First things first, I think it’s totally fine to put all code into one place, especially at the start of the project. Just get things done. Don’t overcomplicate it. However, eventually, things get complicated. Dealing with smart contracts is tricky because once deployed, they are out there, and updating isn’t always easy. Moreover, other parts of your dApp need a contract code to interact with them. This article will present our code structure used in FELToken, which will hopefully make things scalable and easy to maintain.
Main Components
Each dApp usually consists of 2 main components: smart contracts and a web application communicating with them. Often additional libraries are communicating with smart contracts as well. To interact with smart contracts, you always need the contract’s address and ABI.

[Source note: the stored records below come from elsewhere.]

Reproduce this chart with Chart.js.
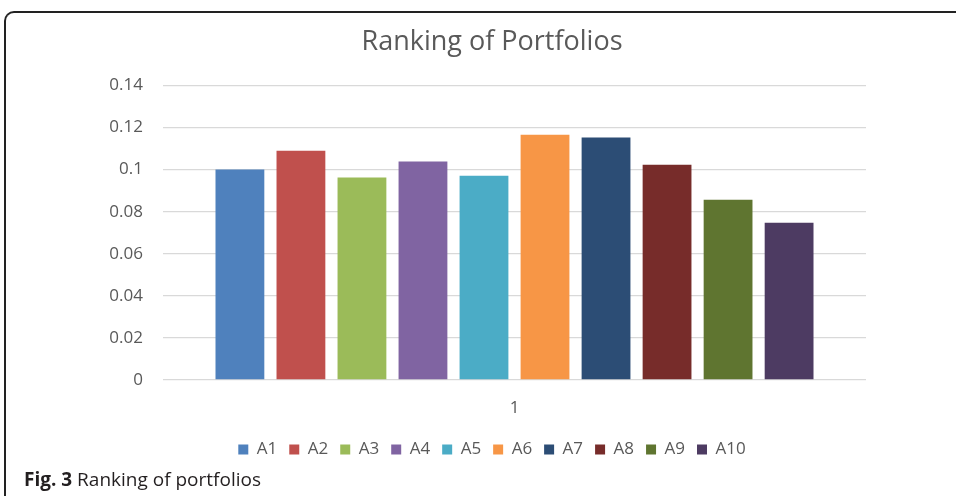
<!DOCTYPE html>
<html>
<head>
<meta charset="utf-8">
<script src="https://cdn.jsdelivr.net/npm/chart.js@4"></script>
<style>
  html, body { margin: 0; padding: 0; background: #fff; }
  body { width: 956px; height: 496px; position: relative; overflow: hidden; font-family: "Open Sans", sans-serif; }
  #frame { position: absolute; left: 4px; top: 11px; width: 1000px; height: 600px; border-left: 2px solid #222; border-top: 2px solid #222; border-top-left-radius: 10px; box-sizing: border-box; }
  #wrap { position: absolute; left: 0; top: 0; width: 956px; height: 480px; }
  #caption { position: absolute; left: 24px; top: 466px; font-size: 19px; color: #231f20; white-space: nowrap; }
  #caption b { font-weight: 700; }
</style>
</head>
<body>
<div id="frame"></div>
<div id="wrap"><canvas id="c"></canvas></div>
<div id="caption"><b>Fig. 3</b> Ranking of portfolios</div>
<script>
const categories = ["1"];
const seriesNames = ["A1", "A2", "A3", "A4", "A5", "A6", "A7", "A8", "A9", "A10"];
const seriesValues = [0.100, 0.109, 0.0962, 0.1038, 0.0971, 0.1166, 0.1152, 0.1023, 0.0857, 0.0747];
const seriesColors = ["#4F81BD", "#C0504D", "#9BBB59", "#8064A2", "#4BACC6", "#F79646", "#2C4D75", "#772C2A", "#5F7530", "#4D3B62"];
const yTicks = [0, 0.02, 0.04, 0.06, 0.08, 0.1, 0.12, 0.14];

const datasets = seriesNames.map((name, i) => ({
  label: name,
  data: [seriesValues[i]],
  backgroundColor: seriesColors[i],
  borderWidth: 0,
  categoryPercentage: 0.868,
  barPercentage: 0.80
}));

new Chart(document.getElementById("c"), {
  type: "bar",
  data: { labels: categories, datasets },
  options: {
    responsive: true,
    maintainAspectRatio: false,
    animation: false,
    layout: { padding: { left: 28, right: 0, top: 0, bottom: 12 } },
    plugins: {
      title: {
        display: true,
        text: "Ranking of Portfolios",
        color: "#595959",
        font: { family: "Open Sans", size: 27, weight: "normal" },
        padding: { top: 26, bottom: 27 }
      },
      legend: {
        position: "bottom",
        labels: {
          color: "#595959",
          font: { family: "Open Sans", size: 17 },
          boxWidth: 10,
          boxHeight: 10,
          padding: 12
        }
      },
      tooltip: { enabled: false }
    },
    scales: {
      x: {
        afterFit: (s) => { s.height = 49; },
        grid: { display: false, drawTicks: false },
        border: { display: false },
        ticks: { color: "#595959", font: { family: "Open Sans", size: 17 }, padding: 18 }
      },
      y: {
        min: 0,
        max: 0.14,
        afterFit: (s) => { s.width = 135; },
        afterBuildTicks: (s) => { s.ticks = yTicks.map(v => ({ value: v })); },
        grid: { color: "#d9d9d9", lineWidth: 1.3, drawTicks: false },
        border: { display: false },
        ticks: {
          color: "#595959",
          font: { family: "Open Sans", size: 17 },
          padding: 20,
          callback: (v) => String(Math.round(v * 100) / 100)
        }
      },
      yRight: {
        position: "right",
        min: 0,
        max: 0.14,
        afterFit: (s) => { s.width = 90; },
        grid: { display: false, drawTicks: false },
        border: { display: false },
        ticks: { display: false }
      }
    }
  }
});
</script>
</body>
</html>
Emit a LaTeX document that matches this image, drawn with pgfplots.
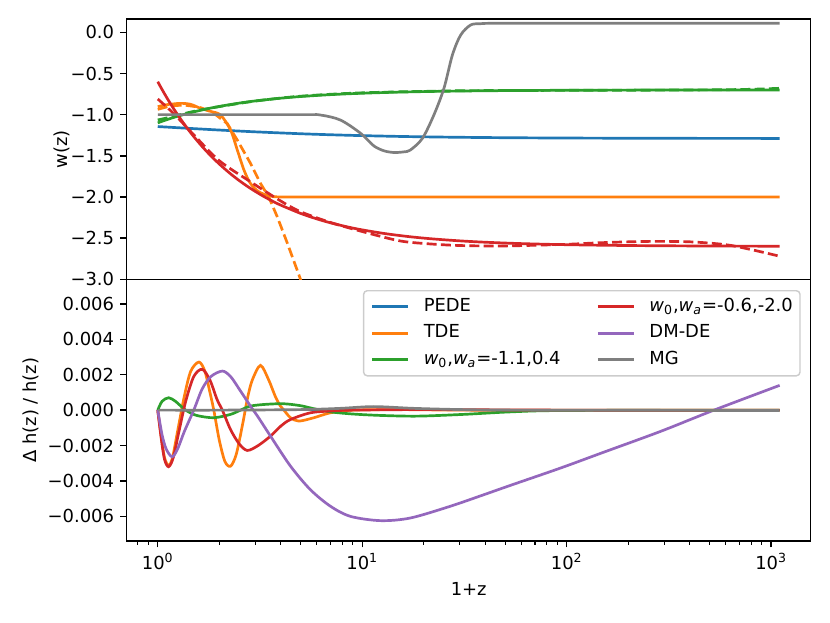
\documentclass[border=0pt]{standalone}
\usepackage{fontspec}
\setmainfont{DejaVu Sans}
\usepackage{pgfplots}
\pgfplotsset{compat=1.18}
\definecolor{c0}{HTML}{1F77B4}
\definecolor{c1}{HTML}{FF7F0E}
\definecolor{c2}{HTML}{2CA02C}
\definecolor{c3}{HTML}{D62728}
\definecolor{c4}{HTML}{9467BD}
\definecolor{c7}{HTML}{7F7F7F}
\tikzset{dsh/.style={dash pattern=on 5.55pt off 2.4pt}}
\begin{document}
\begin{tikzpicture}
\path[use as bounding box] (-0.977in,-0.632in) rectangle (5.423in,4.1715in);
% ---------------- bottom panel ----------------
\begin{axis}[at={(0,0)}, anchor=south west, scale only axis, width=5.274in, height=2.018in,
  xmode=log, xmin=0.705, xmax=1560,
  ymin=-0.0074, ymax=0.0074,
  axis line style={line width=0.8pt, black},
  tick align=outside, tick pos=left,
  major tick length=3.5pt, minor tick length=2pt,
  every tick/.style={black, line width=0.8pt},
  every minor tick/.style={black, line width=0.6pt},
  scaled y ticks=false,
  tick label style={font=\normalsize},
  every axis plot/.append style={line width=1.5pt},
  xtick={1,10,100,1000},
  xticklabels={10\textsuperscript{0},10\textsuperscript{1},10\textsuperscript{2},10\textsuperscript{3}},
  minor xtick={0.8,0.9,2,3,4,5,6,7,8,9,20,30,40,50,60,70,80,90,200,300,400,500,600,700,800,900},
  ytick={-0.006,-0.004,-0.002,0,0.002,0.004,0.006},
  yticklabels={−0.006,−0.004,−0.002,0.000,0.002,0.004,0.006},
  xlabel={1+z}, ylabel={Δ h(z) / h(z)},
  xlabel style={at={(axis description cs:0.5,-0.183)}, anchor=center},
  ylabel style={at={(axis description cs:-0.140,0.5)}, anchor=center},
  legend columns=2, legend cell align=left,
  legend image code/.code={\draw[#1] plot coordinates {(0pt,0pt) (10pt,0pt) (20pt,0pt)};},
  legend style={at={(rel axis cs:0.9854,0.959)}, anchor=north east,
    draw=black!20, line width=0.8pt, rounded corners=2pt, fill=white,
    inner xsep=4pt, inner ysep=4pt, row sep=5pt,
    nodes={inner sep=0pt, text height=7.5pt, text depth=2.3pt},
    /tikz/every odd column/.append style={column sep=8pt},
    /tikz/every even column/.append style={column sep=20pt},
    font=\normalsize},
]
\addplot[c0, forget plot] coordinates {(1,0) (1100,0)};
\addplot[c1, smooth, forget plot] coordinates {
(1,0) (1.04,-0.0015) (1.08,-0.0027) (1.13,-0.00313) (1.18,-0.0027) (1.25,-0.0012)
(1.35,0.0008) (1.45,0.0022) (1.59,0.00272) (1.7,0.0022) (1.8,0.0010) (1.88,0.0)
(2.0,-0.0017) (2.13,-0.0029) (2.27,-0.00317) (2.42,-0.0025) (2.6,-0.0008) (2.75,0.0007)
(2.9,0.0017) (3.18,0.00253) (3.49,0.0017) (3.75,0.0008) (3.98,0.00023) (4.14,0.0)
(4.46,-0.00043) (4.9,-0.00062) (5.8,-0.00043) (7,-0.00015) (9,0.0) (15,0.00003)
(30,0.0) (100,0) (1100,0)};
\addplot[c2, smooth, forget plot] coordinates {
(1,0) (1.05,0.0005) (1.13,0.0007) (1.22,0.0005) (1.37,0.0) (1.55,-0.0003) (1.88,-0.00043)
(2.27,-0.00024) (2.54,0.0) (2.84,0.00023) (3.4,0.00033) (4.14,0.00036) (5,0.00025)
(5.8,0.00008) (7,-0.0001) (9,-0.00022) (12.3,-0.0003) (18.6,-0.00034) (31.4,-0.00024)
(53,-0.0001) (100,-0.00002) (1100,0)};
\addplot[c3, smooth, forget plot] coordinates {
(1,0) (1.04,-0.0016) (1.08,-0.0028) (1.13,-0.0032) (1.19,-0.0027) (1.27,-0.0012)
(1.37,0.0005) (1.5,0.0019) (1.65,0.00231) (1.8,0.0017) (1.95,0.0006) (2.07,0.0)
(2.27,-0.0011) (2.5,-0.0019) (2.74,-0.00228) (3.1,-0.0020) (3.56,-0.00147)
(4.0,-0.0009) (4.46,-0.00053) (5.58,-0.00015) (7,-0.00005) (9,0) (20,0.00003) (100,0) (1100,0)};
\addplot[c4, smooth, forget plot] coordinates {
(1,0) (1.05,-0.0014) (1.1,-0.0022) (1.176,-0.00264) (1.25,-0.0022) (1.35,-0.0012)
(1.5,0.0) (1.65,0.0012) (1.82,0.0019) (2.07,0.00221) (2.27,0.0019) (2.5,0.0012)
(2.84,0.00023) (3.1,-0.0004) (3.56,-0.00147) (4.46,-0.00317) (5.58,-0.0045)
(7.0,-0.00544) (8.77,-0.00601) (12.3,-0.00625) (17.2,-0.0061) (26.9,-0.00544)
(39.4,-0.00478) (53.2,-0.00425) (93,-0.00328) (150,-0.0024) (288,-0.0012)
(525,0.0) (1100,0.0014)};
\addplot[c7, smooth, forget plot] coordinates {
(1,0) (2,0) (5,0.00003) (7.8,0.0001) (11.4,0.0002) (17.9,0.0001)
(31,0.00003) (60,0) (1100,-0.00002)};
\addlegendimage{c0, line width=1.5pt}\addlegendentry{PEDE}
\addlegendimage{c3, line width=1.5pt}\addlegendentry{\textit{w}\textsubscript{0},\textit{w}\textsubscript{\textit{a}}=-0.6,-2.0}
\addlegendimage{c1, line width=1.5pt}\addlegendentry{TDE}
\addlegendimage{c4, line width=1.5pt}\addlegendentry{DM-DE}
\addlegendimage{c2, line width=1.5pt}\addlegendentry{\textit{w}\textsubscript{0},\textit{w}\textsubscript{\textit{a}}=-1.1,0.4}
\addlegendimage{c7, line width=1.5pt}\addlegendentry{MG}
\end{axis}
% ---------------- top panel ----------------
\begin{axis}[at={(0,2.018in)}, anchor=south west, scale only axis, width=5.274in, height=2.007in,
  xmode=log, xmin=0.705, xmax=1560,
  ymin=-3, ymax=0.162,
  axis line style={line width=0.8pt, black},
  tick align=outside, tick pos=left,
  major tick length=3.5pt, minor tick length=2pt,
  every tick/.style={black, line width=0.8pt},
  tick label style={font=\normalsize},
  every axis plot/.append style={line width=1.5pt},
  xtick=\empty,
  ytick={-3,-2.5,-2,-1.5,-1,-0.5,0},
  yticklabels={−3.0,−2.5,−2.0,−1.5,−1.0,−0.5,0.0},
  ylabel={w(z)},
  ylabel style={at={(axis description cs:-0.0946,0.5)}, anchor=center},
]
\addplot[c0, smooth] coordinates {
(1,-1.1448) (1.2,-1.1562) (1.5,-1.1700) (2,-1.1871) (3,-1.2090) (5,-1.2321) (7,-1.2444)
(10,-1.2550) (15,-1.2644) (20,-1.2696) (30,-1.2752) (50,-1.2802) (100,-1.2843)
(300,-1.2875) (1100,-1.2889)};
\addplot[c1, smooth] coordinates {
(1,-0.904) (1.1,-0.88) (1.29,-0.863) (1.45,-0.875) (1.62,-0.924) (1.81,-0.96) (2.03,-1.005)
(2.27,-1.187) (2.45,-1.43) (2.64,-1.673) (2.84,-1.835) (3.12,-1.937) (3.56,-1.99)
(4.2,-2.0) (10,-2.0) (1100,-2.0)};
\addplot[c1, dsh] coordinates {
(1,-0.936) (1.15,-0.895) (1.34,-0.883) (1.6,-0.91) (1.85,-0.97) (2.19,-1.11)
(2.45,-1.31) (2.84,-1.59) (3.18,-1.835) (3.49,-2.0) (3.84,-2.24) (4.3,-2.56)
(4.99,-3.0) (5.4,-3.3)};
\addplot[c2, smooth] coordinates {
(1,-1.1) (1.05,-1.081) (1.1,-1.0636) (1.2,-1.0333) (1.3,-1.0077) (1.4,-0.9857)
(1.5,-0.9667) (1.65,-0.9424) (1.8,-0.9222) (2,-0.9) (2.5,-0.86) (3,-0.8333) (4,-0.8)
(5,-0.78) (7,-0.7571) (10,-0.74) (15,-0.7267) (22,-0.7182) (30,-0.7133) (50,-0.708)
(100,-0.704) (200,-0.702) (500,-0.7008) (1100,-0.7004)};
\addplot[c2, dsh, smooth] coordinates {
(1,-1.065) (1.2,-1.02) (1.5,-0.96) (2,-0.903) (3,-0.835) (5,-0.776) (10,-0.735)
(30,-0.71) (100,-0.705) (300,-0.702) (700,-0.695) (1100,-0.68)};
\addplot[c3, smooth] coordinates {
(1,-0.6) (1.05,-0.6952) (1.1,-0.7818) (1.15,-0.8609) (1.2,-0.9333) (1.3,-1.0615)
(1.4,-1.1714) (1.5,-1.2667) (1.65,-1.3879) (1.8,-1.4889) (2,-1.6) (2.25,-1.7111)
(2.5,-1.8) (2.8,-1.8857) (3.2,-1.975) (3.6,-2.0444) (4,-2.1) (5,-2.2) (6,-2.2667)
(7,-2.3143) (8.5,-2.3647) (10,-2.4) (13,-2.4462) (17,-2.4824) (22,-2.5091)
(30,-2.5333) (40,-2.55) (60,-2.5667) (100,-2.58) (200,-2.59) (500,-2.596) (1100,-2.5982)};
\addplot[c3, dsh, smooth] coordinates {
(1,-0.81) (1.2,-0.99) (1.5,-1.245) (2,-1.56) (2.84,-1.815) (4,-2.05) (5,-2.18)
(7,-2.31) (10,-2.42) (15,-2.53) (20,-2.565) (30,-2.59) (50,-2.595) (100,-2.575)
(150,-2.555) (250,-2.54) (400,-2.545) (600,-2.58) (800,-2.64) (1100,-2.72)};
\addplot[c7, smooth] coordinates {
(1,-1.0) (5,-1.0) (6.25,-1.005) (7.83,-1.066) (9.82,-1.227) (11.4,-1.38)
(12.8,-1.44) (14.3,-1.46) (16,-1.452) (17.2,-1.43) (19.7,-1.288) (22.4,-1.005)
(25.1,-0.68) (27.6,-0.276) (30.3,-0.033) (33.9,0.089) (38,0.105) (45,0.11) (100,0.11) (1100,0.11)};
\end{axis}
\end{tikzpicture}
\end{document}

The dependency structure isn’t complicated. All components depend on smart contracts that store deployment addresses and contract’s ABI.
Why not Monorepo?
Looking at the above structure, it’s clear that we will have to handle the exchange of necessary files if we split the components. So why would we want to separate things? Why go through this extra struggle while we can keep everything in one place?
The biggest case against monorepo is probably the versioning. If we update one component, we often have to update other parts as well. We either have to always make large updates at once or get used to the fact that often things are broken in our main branch. When more people start contributing, this becomes an issue because we need a working project for testing things.
Moreover, different components have often different versioning cycles, e.g. smart contracts usually don’t go through as many updates as a web application. Keeping everything in one place makes it difficult to differentiate between these updates.